I have a reader in your target age range so we'll see what she makes of part 1 (once I've found a double-sided printer) and then if she likes it, we can move straight to lulu. She loves the stories I tell her, but when I write them down and give them to her, they're apparently a bit long and tedious, so I see your 'paring back' point! Still, I'm enjoying doing it, and am focused on lulu myself, once I'm satisfied all the unnecessary words have been deleted. "Kill your babies" - that's the phrase...though not one to use liberally in the same post as talking about my daughter...

james henry said...

I think the original phrase was 'kill your darlings', which is either less sinister, or much more so. Hope daughter likes it, and remember, it's designed to be read in a thick Jamaican accent.

Jayne said...

I didn't even know you had a forum. It must have been in your youth, before I knew you. I remember Toy-Fu though and miss Steve and the other one a lot. I suspect Blue Kitten has chewed their heads off, which is why they've vanished.
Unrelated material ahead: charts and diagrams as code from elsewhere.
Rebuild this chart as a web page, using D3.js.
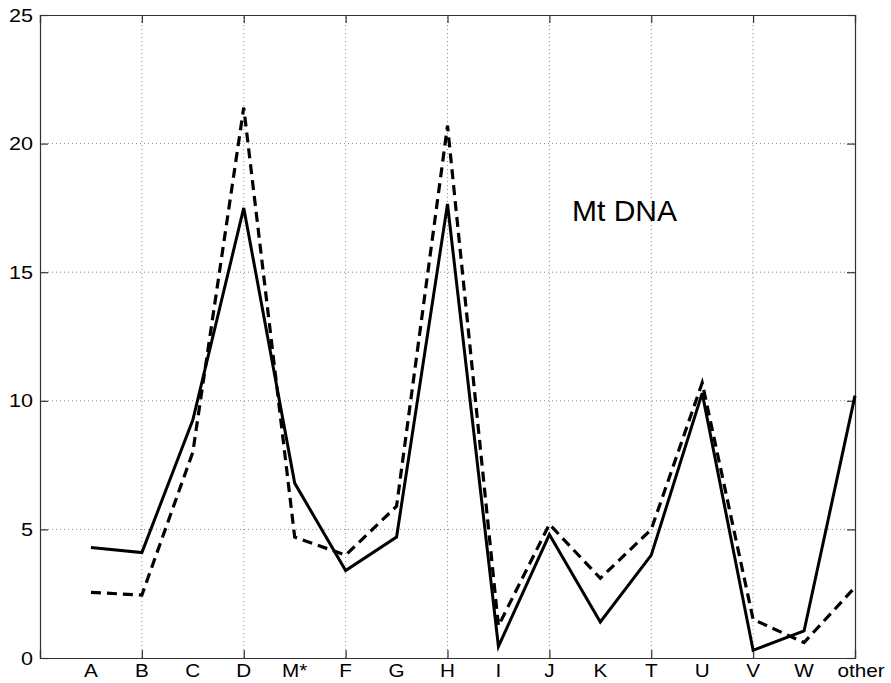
<!DOCTYPE html>
<html>
<head>
<meta charset="utf-8">
<script src="https://cdn.jsdelivr.net/npm/d3@7"></script>
<style>
  html, body { margin: 0; padding: 0; background: #fff; }
  svg { display: block; }
  text { font-family: "Liberation Sans", Arial, sans-serif; fill: #000; }
</style>
</head>
<body>
<script>
const categories = ["A","B","C","D","M*","F","G","H","I","J","K","T","U","V","W","other"];
const solidValues  = [4.3, 4.1, 9.25, 17.5, 6.8, 3.4, 4.7, 17.65, 0.45, 4.8, 1.4, 4.0, 10.3, 0.3, 1.05, 10.2];
const dashedValues = [2.55, 2.45, 8.0, 21.4, 4.7, 4.0, 5.9, 20.7, 1.25, 5.2, 3.1, 5.0, 10.7, 1.5, 0.6, 2.75];
const yTicks = [0, 5, 10, 15, 20, 25];
const xTickPositions = [0, 2, 4, 6, 8, 10, 12, 14, 16];
const annotation = "Mt DNA";

const W = 891, H = 683;
const svg = d3.select("body").append("svg").attr("width", W).attr("height", H);

const x = d3.scaleLinear().domain([0, 16]).range([40, 855]);
const y = d3.scaleLinear().domain([0, 25]).range([658, 15]);

// grid
const grid = svg.append("g");
grid.selectAll("line.hg").data(yTicks.filter(v => v > 0 && v < 25)).join("line")
  .attr("x1", x(0)).attr("x2", x(16))
  .attr("y1", d => y(d)).attr("y2", d => y(d))
  .attr("stroke", "#8a8a8a").attr("stroke-width", 1).attr("stroke-dasharray", "1,3");
grid.selectAll("line.vg").data(xTickPositions.filter(v => v > 0 && v < 16)).join("line")
  .attr("x1", d => x(d)).attr("x2", d => x(d))
  .attr("y1", y(0)).attr("y2", y(25))
  .attr("stroke", "#8a8a8a").attr("stroke-width", 1).attr("stroke-dasharray", "1,3");

// axes box and ticks
const axisColor = "#333";
const yAxisL = d3.axisLeft(y).tickValues(yTicks).tickSize(-8).tickFormat("");
const yAxisR = d3.axisRight(y).tickValues(yTicks).tickSize(-8).tickFormat("");
const xAxisB = d3.axisBottom(x).tickValues(xTickPositions).tickSize(-8).tickFormat("");
const xAxisT = d3.axisTop(x).tickValues(xTickPositions).tickSize(-8).tickFormat("");
function styleAxis(g) {
  g.selectAll("path").attr("stroke", axisColor).attr("stroke-width", 1.2);
  g.selectAll("line").attr("stroke", axisColor).attr("stroke-width", 1.2);
}
svg.append("g").attr("transform", `translate(${x(0)},0)`).call(yAxisL).call(styleAxis);
svg.append("g").attr("transform", `translate(${x(16)},0)`).call(yAxisR).call(styleAxis);
svg.append("g").attr("transform", `translate(0,${y(0)})`).call(xAxisB).call(styleAxis);
svg.append("g").attr("transform", `translate(0,${y(25)})`).call(xAxisT).call(styleAxis);

// y tick labels
svg.append("g").selectAll("text").data(yTicks).join("text")
  .attr("transform", d => `translate(33,${y(d) + 6.5}) scale(1.2,1)`)
  .attr("text-anchor", "end")
  .attr("font-size", 18)
  .text(d => d);

// x category labels
svg.append("g").selectAll("text").data(categories).join("text")
  .attr("transform", (d, i) => `translate(${x(i + 1) + (d === "other" ? 6 : 0)},677) scale(1.15,1)`)
  .attr("text-anchor", "middle")
  .attr("font-size", 18)
  .text(d => d);

// lines
const line = d3.line().x((d, i) => x(i + 1)).y(d => y(d));
svg.append("path").datum(dashedValues)
  .attr("d", line).attr("fill", "none")
  .attr("stroke", "#000").attr("stroke-width", 3.2)
  .attr("stroke-dasharray", "10,6").attr("stroke-linejoin", "miter");
svg.append("path").datum(solidValues)
  .attr("d", line).attr("fill", "none")
  .attr("stroke", "#000").attr("stroke-width", 3)
  .attr("stroke-linejoin", "miter");

// annotation
svg.append("text").attr("x", 572).attr("y", 221)
  .attr("font-size", 30).text(annotation);
</script>
</body>
</html>
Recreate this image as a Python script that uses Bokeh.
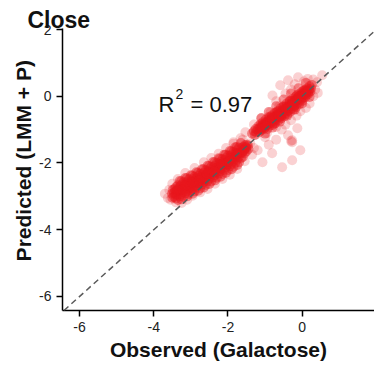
import math
from bokeh.plotting import figure
from bokeh.models import Range1d, FixedTicker, Label, Slope
from bokeh.embed import file_html
from bokeh.resources import INLINE

# ---------------- data ----------------
title_text = "Close"
x_label = "Observed (Galactose)"
y_label = "Predicted (LMM + P)"
r2_value = "0.97"
x_ticks = [-6, -4, -2, 0, 2]
y_ticks = [-6, -4, -2, 0, 2]
tick_text = {-6: "-6", -4: "-4", -2: "-2", 0: "0", 2: "2"}

# lower cluster (observed, predicted)
low_cluster = [
    (-3.50,-3.04),(-3.51,-2.92),(-3.49,-2.81),(-3.45,-3.02),(-3.46,-2.90),(-3.44,-2.78),
    (-3.40,-3.06),(-3.41,-2.94),(-3.39,-2.84),(-3.40,-2.72),
    (-3.35,-3.11),(-3.36,-2.95),(-3.34,-2.81),(-3.35,-2.67),
    (-3.30,-3.00),(-3.31,-2.84),(-3.29,-2.70),(-3.30,-2.54),
    (-3.25,-3.09),(-3.26,-2.93),(-3.24,-2.79),(-3.25,-2.65),(-3.26,-2.55),
    (-3.20,-3.02),(-3.21,-2.86),(-3.19,-2.72),(-3.20,-2.58),
    (-3.15,-2.91),(-3.16,-2.75),(-3.14,-2.61),(-3.15,-2.45),
    (-3.10,-3.00),(-3.11,-2.84),(-3.09,-2.70),(-3.10,-2.56),(-3.11,-2.46),
    (-3.05,-2.93),(-3.06,-2.77),(-3.04,-2.63),(-3.05,-2.49),
    (-3.00,-2.83),(-3.01,-2.67),(-2.99,-2.53),(-3.00,-2.37),
    (-2.95,-2.92),(-2.96,-2.76),(-2.94,-2.62),(-2.95,-2.48),(-2.96,-2.38),
    (-2.90,-2.85),(-2.91,-2.69),(-2.89,-2.55),(-2.90,-2.41),
    (-2.85,-2.74),(-2.86,-2.58),(-2.84,-2.44),(-2.85,-2.28),
    (-2.80,-2.83),(-2.81,-2.67),(-2.79,-2.53),(-2.80,-2.39),(-2.81,-2.29),
    (-2.75,-2.76),(-2.76,-2.60),(-2.74,-2.46),(-2.75,-2.32),
    (-2.70,-2.65),(-2.71,-2.49),(-2.69,-2.35),(-2.70,-2.19),
    (-2.65,-2.73),(-2.66,-2.57),(-2.64,-2.43),(-2.65,-2.29),(-2.66,-2.19),
    (-2.60,-2.66),(-2.61,-2.50),(-2.59,-2.36),(-2.60,-2.22),
    (-2.55,-2.54),(-2.56,-2.38),(-2.54,-2.24),(-2.55,-2.08),
    (-2.50,-2.63),(-2.51,-2.47),(-2.49,-2.33),(-2.50,-2.19),(-2.51,-2.09),
    (-2.45,-2.55),(-2.46,-2.39),(-2.44,-2.25),(-2.45,-2.11),
    (-2.40,-2.43),(-2.41,-2.27),(-2.39,-2.13),(-2.40,-1.97),
    (-2.35,-2.52),(-2.36,-2.36),(-2.34,-2.22),(-2.35,-2.08),(-2.36,-1.98),
    (-2.30,-2.44),(-2.31,-2.28),(-2.29,-2.14),(-2.30,-2.00),
    (-2.25,-2.32),(-2.26,-2.16),(-2.24,-2.02),(-2.25,-1.86),
    (-2.20,-2.41),(-2.21,-2.25),(-2.19,-2.11),(-2.20,-1.97),(-2.21,-1.87),
    (-2.15,-2.33),(-2.16,-2.17),(-2.14,-2.03),(-2.15,-1.89),
    (-2.10,-2.21),(-2.11,-2.05),(-2.09,-1.91),(-2.10,-1.75),
    (-2.05,-2.29),(-2.06,-2.13),(-2.04,-1.99),(-2.05,-1.85),(-2.06,-1.75),
    (-2.00,-2.22),(-2.01,-2.06),(-1.99,-1.92),(-2.00,-1.78),
    (-1.95,-2.10),(-1.96,-1.94),(-1.94,-1.80),(-1.95,-1.64),
    (-1.90,-2.19),(-1.91,-2.03),(-1.89,-1.89),(-1.90,-1.75),(-1.91,-1.65),
    (-1.85,-2.11),(-1.86,-1.95),(-1.84,-1.81),(-1.85,-1.67),
    (-1.80,-1.99),(-1.81,-1.83),(-1.79,-1.69),(-1.80,-1.53),
    (-1.75,-2.06),(-1.76,-1.90),(-1.74,-1.76),(-1.75,-1.62),(-1.76,-1.52),
    (-1.70,-1.98),(-1.71,-1.82),(-1.69,-1.68),(-1.70,-1.54),
    (-1.65,-1.86),(-1.66,-1.70),(-1.64,-1.56),(-1.65,-1.40),
    (-1.60,-1.82),(-1.61,-1.66),(-1.59,-1.52),(-1.55,-1.71),(-1.56,-1.59),(-1.54,-1.47),
    (-1.50,-1.65),(-1.51,-1.55),(-1.49,-1.45),(-1.45,-1.58),(-1.46,-1.48),
    (-3.42,-2.86),(-3.32,-2.78),(-3.22,-2.80),(-3.12,-2.66),(-3.02,-2.70),(-2.92,-2.56),
    (-2.82,-2.60),(-2.72,-2.44),(-2.62,-2.46),(-2.52,-2.28),(-2.42,-2.31),(-2.32,-2.15),
    (-2.22,-2.17),(-2.12,-2.00),(-2.02,-2.02),(-1.92,-1.86),(-1.82,-1.88),(-1.72,-1.70),
    (-1.62,-1.70),(-1.52,-1.52),(-3.37,-2.80),(-3.17,-2.68),(-2.97,-2.58),(-2.77,-2.52),
    (-2.57,-2.32),(-2.37,-2.26),(-2.17,-2.04),(-1.97,-1.96),(-1.77,-1.74),(-1.57,-1.62),
]

# upper cluster (observed, predicted)
high_cluster = [
    (-1.35,-1.12),(-1.30,-1.05),(-1.28,-1.16),(-1.25,-0.98),(-1.24,-1.08),
    (-1.20,-1.00),(-1.18,-0.90),(-1.16,-1.08),(-1.14,-0.94),(-1.12,-0.84),(-1.10,-1.02),
    (-1.08,-0.88),(-1.06,-0.78),(-1.04,-0.98),(-1.02,-0.82),(-1.00,-0.94),(-0.98,-0.70),
    (-0.96,-0.86),(-0.94,-0.98),(-0.92,-0.74),(-0.90,-0.62),(-0.88,-0.88),(-0.86,-0.70),
    (-0.84,-0.80),(-0.82,-0.58),(-0.80,-0.86),(-0.78,-0.64),(-0.76,-0.74),(-0.74,-0.50),
    (-0.72,-0.80),(-0.70,-0.58),(-0.68,-0.68),(-0.66,-0.44),(-0.64,-0.72),(-0.62,-0.52),
    (-0.60,-0.62),(-0.58,-0.36),(-0.56,-0.66),(-0.54,-0.46),(-0.52,-0.56),(-0.50,-0.30),
    (-0.48,-0.60),(-0.46,-0.40),(-0.44,-0.50),(-0.42,-0.22),(-0.40,-0.54),(-0.38,-0.32),
    (-0.36,-0.42),(-0.34,-0.16),(-0.32,-0.46),(-0.30,-0.26),(-0.28,-0.36),(-0.26,-0.08),
    (-0.24,-0.40),(-0.22,-0.18),(-0.20,-0.28),(-0.18,-0.02),(-0.16,-0.32),(-0.14,-0.12),
    (-0.12,-0.20),(-0.10,0.06),(-0.08,-0.24),(-0.06,-0.04),(-0.04,-0.12),(-0.02,0.12),
    (0.00,-0.14),(0.02,0.04),(0.04,-0.04),(0.06,0.18),(0.08,-0.04),(0.10,0.10),
    (0.12,0.04),(0.14,0.24),(0.16,0.06),(0.18,0.18),(0.20,0.30),(0.22,0.14),
    (0.24,0.24),(0.26,0.34),
    (-1.13,-0.98),(-1.07,-0.92),(-1.01,-0.88),(-0.95,-0.80),(-0.89,-0.76),(-0.83,-0.70),
    (-0.77,-0.66),(-0.71,-0.62),(-0.65,-0.54),(-0.59,-0.50),(-0.53,-0.42),(-0.47,-0.38),
    (-0.41,-0.34),(-0.35,-0.26),(-0.29,-0.22),(-0.23,-0.14),(-0.17,-0.10),(-0.11,-0.04),
    (-0.05,0.02),(0.01,0.08),(0.07,0.12),(0.13,0.16),(0.19,0.22),(-1.05,-0.86),
    (-0.97,-0.78),(-0.91,-0.84),(-0.85,-0.74),(-0.79,-0.72),(-0.73,-0.66),(-0.67,-0.58),
    (-0.61,-0.56),(-0.55,-0.52),(-0.49,-0.44),(-0.43,-0.40),(-0.37,-0.34),(-0.31,-0.30),
    (-0.25,-0.20),(-0.19,-0.18),(-0.13,-0.08),(-0.07,-0.06),(-0.01,0.00),(0.05,0.06),
    (0.11,0.14),(0.17,0.12),(-0.87,-0.64),(-0.69,-0.48),(-0.51,-0.32),(-0.33,-0.14),
    (-0.15,0.02),(0.03,0.16),(-0.75,-0.82),(-0.57,-0.60),(-0.39,-0.44),(-0.21,-0.30),
    (-0.03,-0.08),
    (-1.10,-0.66),(-0.90,-0.47),(-0.70,-0.30),(-0.50,-0.10),(-0.30,0.08),(-0.10,0.24),
    (0.10,0.40),
    (-1.00,-1.12),(-0.80,-0.94),(-0.60,-0.76),(-0.40,-0.58),(-0.20,-0.40),(0.00,-0.22),
    (0.20,-0.02),
    (-1.09,-0.96),(-0.93,-0.80),(-0.81,-0.64),(-0.63,-0.46),(-0.45,-0.32),(-0.27,-0.14),
    (-0.09,0.00),(0.09,0.18),(-0.99,-0.90),(-0.63,-0.60),(-0.27,-0.28),(0.09,0.06),
]

# sparse points around the clusters (observed, predicted)
sparse_points = [
    (-3.70,-2.92),(-3.62,-3.05),(-3.58,-2.80),(-3.55,-3.10),(-3.40,-3.18),(-3.50,-2.62),
    (-3.25,-3.20),(-3.10,-3.10),(-3.35,-2.48),(-2.95,-2.98),(-3.15,-2.30),(-2.75,-2.88),
    (-2.90,-2.15),(-2.55,-2.78),(-2.65,-1.98),(-2.35,-2.62),(-2.45,-1.85),(-2.15,-2.48),
    (-2.25,-1.72),(-1.95,-2.35),(-2.05,-1.55),(-1.75,-2.18),(-1.85,-1.42),(-1.55,-1.95),
    (-1.60,-1.30),(-1.35,-1.75),(-1.66,-1.26),(-1.53,-1.08),(-1.40,-1.41),(-1.85,-1.38),
    (-1.30,-1.55),(-1.20,-1.62),(-1.07,-1.98),(-0.81,-1.71),(-0.54,-2.13),(-0.27,-1.92),
    (-0.05,-1.62),(-0.27,-1.32),(-0.27,-1.38),(-0.30,-1.34),(-0.38,-1.17),(-0.13,-0.96),
    (-1.00,-1.23),(-0.90,-1.45),(-0.70,-1.30),
    (-1.30,-0.85),(-1.25,-1.15),(-1.10,-0.65),(-0.95,-1.10),(-0.85,-0.48),(-0.70,-0.92),
    (-0.62,-0.30),(-0.59,0.33),(-0.38,0.48),(-0.11,0.57),(-0.45,0.08),(-0.30,0.20),
    (-0.20,0.36),(0.05,0.45),(0.30,0.50),(0.40,0.42),(0.54,0.63),(0.35,0.20),
    (0.42,0.10),(0.30,0.00),(0.20,-0.22),(0.10,-0.35),(-0.05,-0.45),(-0.15,-0.58),
    (-0.30,-0.72),(-0.45,-0.85),(-0.55,-1.00),(-0.80,0.02),(-0.70,-0.15),(0.15,0.52),
]

core_points = low_cluster + high_cluster
core_obs = [p[0] for p in core_points]
core_pred = [p[1] for p in core_points]
sparse_obs = [p[0] for p in sparse_points]
sparse_pred = [p[1] for p in sparse_points]

# ---------------- figure ----------------
FONT = "Liberation Sans"
p = figure(width=374, height=367, output_backend="svg", toolbar_location=None,
           x_range=Range1d(-6.46, 1.95), y_range=Range1d(-6.42, 2.03),
           min_border_left=62, min_border_right=0, min_border_top=28, min_border_bottom=57)
p.outline_line_color = None
p.background_fill_color = "white"
p.border_fill_color = "white"
p.xgrid.visible = False
p.ygrid.visible = False

p.title.text = title_text
p.title.align = "left"
p.title.offset = -35
p.title.standoff = -8
p.title.text_font = FONT
p.title.text_font_style = "bold"
p.title.text_font_size = "23px"
p.title.text_color = "#111111"

RED = "#e8171c"
p.scatter(x=sparse_obs, y=sparse_pred, size=10, fill_color=RED, fill_alpha=0.2,
          line_color=None)
p.scatter(x=core_obs, y=core_pred, size=10, fill_color=RED, fill_alpha=0.45,
          line_color=None)

p.add_layout(Slope(gradient=1, y_intercept=0, line_color="#5a5a5a", line_width=1.5,
                   line_dash="6 4"))

for ax, ticks in ((p.xaxis[0], x_ticks), (p.yaxis[0], y_ticks)):
    ax.ticker = FixedTicker(ticks=ticks)
    ax.major_label_overrides = tick_text
    ax.minor_tick_line_color = None
    ax.major_tick_in = 0
    ax.major_tick_out = 6
    ax.axis_line_width = 1.5
    ax.major_tick_line_width = 1.5
    ax.axis_line_color = "black"
    ax.major_tick_line_color = "black"
    ax.major_label_text_font = FONT
    ax.major_label_text_font_size = "14px"
    ax.major_label_text_color = "#222222"
    ax.major_label_standoff = 5
    ax.axis_label_text_font = FONT
    ax.axis_label_text_font_style = "bold"
    ax.axis_label_text_font_size = "21px"
    ax.axis_label_text_color = "#111111"

p.xaxis[0].axis_label = x_label
p.xaxis[0].axis_label_standoff = 3
p.yaxis[0].axis_label = "\u00a0\u00a0\u00a0" + y_label
p.yaxis[0].axis_label_standoff = 1

# R^2 annotation
p.add_layout(Label(x=-3.872, y=-0.247, text="R", text_align="left",
                   text_baseline="alphabetic", text_font=FONT, text_font_size="22px",
                   text_color="#111111"))
p.add_layout(Label(x=-3.414, y=0.082, text="2", text_align="left",
                   text_baseline="alphabetic", text_font=FONT, text_font_size="14px",
                   text_color="#111111"))
p.add_layout(Label(x=-3.010, y=-0.247, text="= " + r2_value, text_align="left",
                   text_baseline="alphabetic", text_font=FONT, text_font_size="22px",
                   text_color="#111111"))

open("out.html", "w").write(file_html(p, INLINE))
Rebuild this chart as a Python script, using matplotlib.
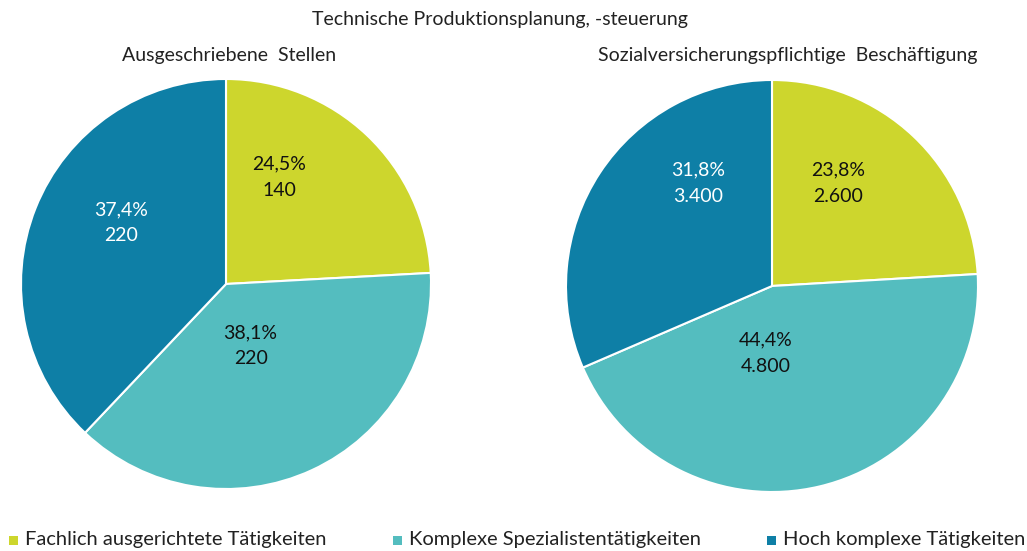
import matplotlib
matplotlib.use("Agg")
import matplotlib.pyplot as plt

plt.rcParams['font.family'] = ['Lato', 'DejaVu Sans']

# Daten
kategorien = ['Fachlich ausgerichtete Tätigkeiten', 'Komplexe Spezialistentätigkeiten', 'Hoch komplexe Tätigkeiten']
farben = ['#CDD62D', '#54BDBF', '#0E7FA6']
textfarben = ['#111111', '#111111', '#FFFFFF']

stellen_anz = [140, 220, 220]
stellen_pct = ['24,5%', '38,1%', '37,4%']
stellen_lbl = ['140', '220', '220']

besch_anz = [2600, 4800, 3400]
besch_pct = ['23,8%', '44,4%', '31,8%']
besch_lbl = ['2.600', '4.800', '3.400']

W, H = 1027, 551
fig = plt.figure(figsize=(W / 100, H / 100), dpi=100)


def pie_axes(cx, cy, r):
    return fig.add_axes([(cx - r) / W, (H - cy - r) / H, 2 * r / W, 2 * r / H])


def draw_pie(ax, werte, pct, lbl, label_pos):
    ax.pie(werte, colors=farben, startangle=90, counterclock=False, radius=1,
           wedgeprops=dict(edgecolor='white', linewidth=1.5))
    for i, (x, y) in enumerate(label_pos):
        ax.text(x, y, pct[i] + "\n" + lbl[i], ha='center', va='center', fontsize=14,
                color=textfarben[i], linespacing=1.65)
    ax.set_xlim(-1, 1)
    ax.set_ylim(-1, 1)
    ax.axis('off')


ax1 = pie_axes(226, 284, 205)
draw_pie(ax1, stellen_anz, stellen_pct, stellen_lbl, [(0.26, 0.52), (0.12, -0.30), (-0.51, 0.30)])

ax2 = pie_axes(772, 286, 206)
draw_pie(ax2, besch_anz, besch_pct, besch_lbl, [(0.32, 0.50), (-0.03, -0.325), (-0.36, 0.50)])

fig.text(500 / W, 1 - 20 / H, 'Technische Produktionsplanung, -steuerung', ha='center', va='center',
         fontsize=14, color='#222222')
fig.text(229 / W, 1 - 55 / H, 'Ausgeschriebene  Stellen', ha='center', va='center',
         fontsize=14, color='#222222')
fig.text(788 / W, 1 - 55 / H, 'Sozialversicherungspflichtige  Beschäftigung', ha='center', va='center',
         fontsize=14, color='#222222')

# Legende
leg_x = [9, 393, 767]
for x, name, c in zip(leg_x, kategorien, farben):
    fig.patches.append(plt.Rectangle((x / W, 1 - 545 / H), 9 / W, 9 / H, transform=fig.transFigure,
                                     facecolor=c, edgecolor='none'))
    fig.text((x + 16) / W, 1 - 540 / H, name, ha='left', va='center', fontsize=14.5, color='#222222')

fig.savefig('out.png', dpi=100)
Either that or the spiders got them.

james henry said...

Steve is the sole survivor of the last spider attack, and is currently clutched in the hand of the sleeping Blue Kitten, awwww (his glasses and penguin staff had to be removed for safety reasons some time ago, obviously).

Jayne said...

Awww indeed. Picture please.

PS You should do Toy-Fu, the Reimagined Series with better special effects. Blue Kitten could be a guest star.

Mamagenerica said...

Thank you for this, it was a delightful read - and the world was utterly familiar, as if it's been waiting just around the corner all this time. I couldn't sleep last night for wishing I had access to a copy of The Box of Delights *right now*.

james henry said...

Mmm, 'tis a marvellous book. I think I only referred to two things from the BoD in the Cabinet, but I could have used so much more, it has a great spooky/fairytale atmosphere, but with some very solid characters.